--- Start of Data lines ---

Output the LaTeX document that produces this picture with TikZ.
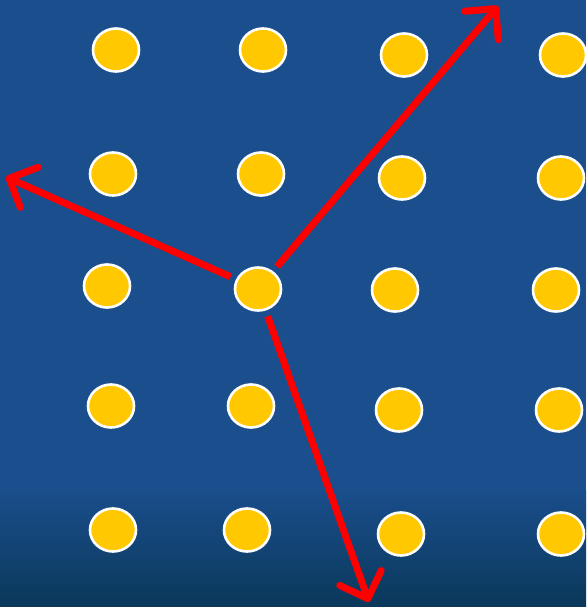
\documentclass[tikz,border=0pt]{standalone}
\usetikzlibrary{arrows.meta,shapes.geometric}
\definecolor{bgblue}{RGB}{26,78,140}
\definecolor{bgdark}{RGB}{10,56,90}
\definecolor{dotyel}{RGB}{255,200,0}
\definecolor{arrred}{RGB}{255,0,0}
\begin{document}
\begin{tikzpicture}[x=1pt,y=-1pt,
  dot/.style={ellipse,draw=white,line width=2.6pt,fill=dotyel,minimum width=46pt,minimum height=43pt,inner sep=0pt},
  vec/.style={draw=arrred,line width=7pt,shorten <=6pt,-{Straight Barb[length=22pt,width=44pt,round,line width=7pt]}}]
\fill[bgblue] (0,0) rectangle (586,607);
\shade[top color=bgblue,bottom color=bgdark] (0,490) rectangle (586,607);
\useasboundingbox (0,0) rectangle (586,607);
% row 1
\node[dot] (d11) at (116,50) {};
\node[dot] (d12) at (263,50) {};
\node[dot] (d13) at (404,55) {};
\node[dot] (d14) at (563,55) {};
% row 2
\node[dot] (d21) at (113,174) {};
\node[dot] (d22) at (261,174) {};
\node[dot] (d23) at (402,178) {};
\node[dot] (d24) at (561,178) {};
% row 3
\node[dot] (d31) at (107,286) {};
\node[dot] (c) at (258,289) {};
\node[dot] (d33) at (395,290) {};
\node[dot] (d34) at (556,290) {};
% row 4
\node[dot] (d41) at (111,406) {};
\node[dot] (d42) at (251,406) {};
\node[dot] (d43) at (399,410) {};
\node[dot] (d44) at (559,410) {};
% row 5
\node[dot] (d51) at (113,530) {};
\node[dot] (d52) at (247,530) {};
\node[dot] (d53) at (401,534) {};
\node[dot] (d54) at (561,534) {};
% arrow ends
\coordinate (ur) at (498,6);
\coordinate (lf) at (6,177);
\coordinate (dn) at (369,602);
\draw[vec] (c) -- (ur);
\draw[vec] (c) -- (lf);
\draw[vec] (c) -- (dn);
\end{tikzpicture}
\end{document}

--- End of Data lines ---

What you are asked to do
Except for the pictures, reproduce every line exactly.

Finished task
Output the LaTeX document that produces this picture with TikZ.
\documentclass[tikz,border=0pt]{standalone}
\usetikzlibrary{arrows.meta,shapes.geometric}
\definecolor{bgblue}{RGB}{26,78,140}
\definecolor{bgdark}{RGB}{10,56,90}
\definecolor{dotyel}{RGB}{255,200,0}
\definecolor{arrred}{RGB}{255,0,0}
\begin{document}
\begin{tikzpicture}[x=1pt,y=-1pt,
  dot/.style={ellipse,draw=white,line width=2.6pt,fill=dotyel,minimum width=46pt,minimum height=43pt,inner sep=0pt},
  vec/.style={draw=arrred,line width=7pt,shorten <=6pt,-{Straight Barb[length=22pt,width=44pt,round,line width=7pt]}}]
\fill[bgblue] (0,0) rectangle (586,607);
\shade[top color=bgblue,bottom color=bgdark] (0,490) rectangle (586,607);
\useasboundingbox (0,0) rectangle (586,607);
% row 1
\node[dot] (d11) at (116,50) {};
\node[dot] (d12) at (263,50) {};
\node[dot] (d13) at (404,55) {};
\node[dot] (d14) at (563,55) {};
% row 2
\node[dot] (d21) at (113,174) {};
\node[dot] (d22) at (261,174) {};
\node[dot] (d23) at (402,178) {};
\node[dot] (d24) at (561,178) {};
% row 3
\node[dot] (d31) at (107,286) {};
\node[dot] (c) at (258,289) {};
\node[dot] (d33) at (395,290) {};
\node[dot] (d34) at (556,290) {};
% row 4
\node[dot] (d41) at (111,406) {};
\node[dot] (d42) at (251,406) {};
\node[dot] (d43) at (399,410) {};
\node[dot] (d44) at (559,410) {};
% row 5
\node[dot] (d51) at (113,530) {};
\node[dot] (d52) at (247,530) {};
\node[dot] (d53) at (401,534) {};
\node[dot] (d54) at (561,534) {};
% arrow ends
\coordinate (ur) at (498,6);
\coordinate (lf) at (6,177);
\coordinate (dn) at (369,602);
\draw[vec] (c) -- (ur);
\draw[vec] (c) -- (lf);
\draw[vec] (c) -- (dn);
\end{tikzpicture}
\end{document}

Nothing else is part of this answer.